Wednesday, September 20, 2023

Political Sorcery

As every magician knows, you need a good distraction. If you are to fool an audience your means of distraction is critical for success. An attractive female assistant will get half your audience looking elsewhere. Add in a loud noise, a fast movement, a flash of light, a puff of smoke and you will have them all distracted so they don’t see what you are really doing.

As every politician knows, when you don’t want people to know what you are up to, it is best if you can keep them occupied with something else. Distraction in politics is a matter of survival. It is used to divert attention to further an ulterior motive. Focus their attention elsewhere and you can get away with almost anything. Inflation, abortion, racial hatred, antisemitism, gun regulations, immigrants, drugs, and crime are all good distractors. Better yet, roll up all the catnip trigger words into a four-letter one and call it WOKE. This can now be the loud noise that gets the villagers to light their torches and storm the castle.

When the natives are restless, they need attention. Ronald Reagan was called the Great Communicator; Donald Trump might be called the Great Bloviator. The term bloviation was once attributed to President Warren G. Harding who had perfected the art of speaking for as long as the occasion warranted without saying anything. Trump who is an insatiable consumer of television news perhaps understands best how to manipulate it. As his detractors get more and more aggravated, the MAGA base becomes more energized. As Trump’s narrative taps into an existing perceived fear, it becomes a proxy for a larger concern. The citizen victim needs a villain.

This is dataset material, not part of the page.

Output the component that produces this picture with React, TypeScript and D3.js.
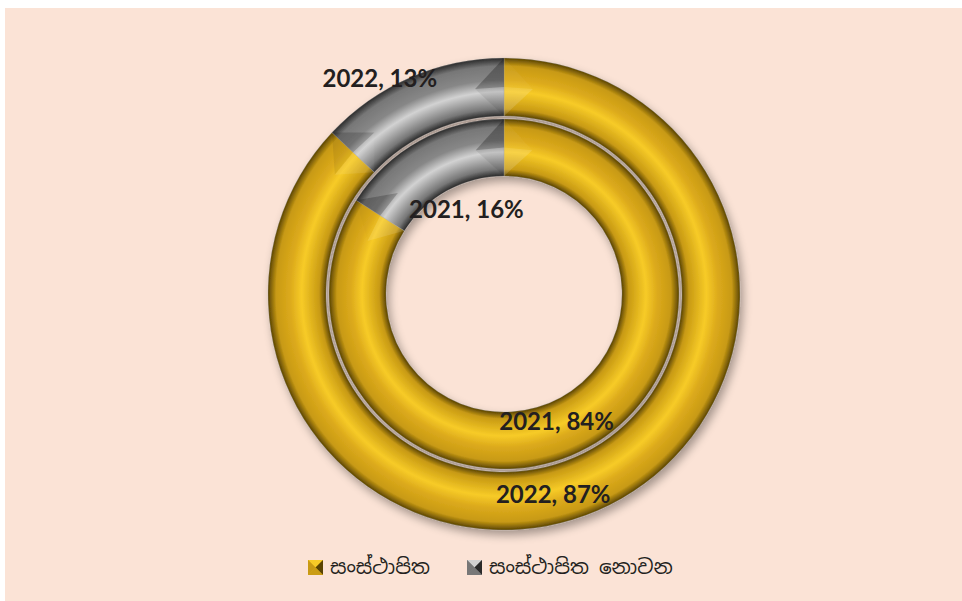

Original image was of Charlie Chaplin from The Great Dictator


Adolf Hitler was also a master of distraction. With a populous depressed after a crushing defeat in WWI, Hitler created his villains to explain that defeat, the failing economy, high unemployment, and the widening chasm between rich and poor. He was able to divide the Germans and, over time, he was able to indoctrinate them with lies, accusations, and innuendo. He tapped their fears and used antisemitic racism, which had been present for centuries, to provide an outlet for their frustration.




Donald Trump does much of the same. He is the spinning mirrored disco ball above the dance floor of a nation. He catches the spotlight from all directions and reflects it with dazzling effect. None of it makes any sense but it holds our attention. He dominates the media, all media. In one psychological biography, the author states of Trump, “He lives outside of time and narrative, like no other person I have ever encountered. He is the episodic man living forever in the combative moment, striving to win each moment, moment by moment, episode by discrete episode.”

Cue Donna Summer’s Last Dance and spin that disco ball one more time. For Donald Trump, perhaps the song should be Never Can Say Goodbye by Sister Sledge. (Super Freak would have been too on the nose.)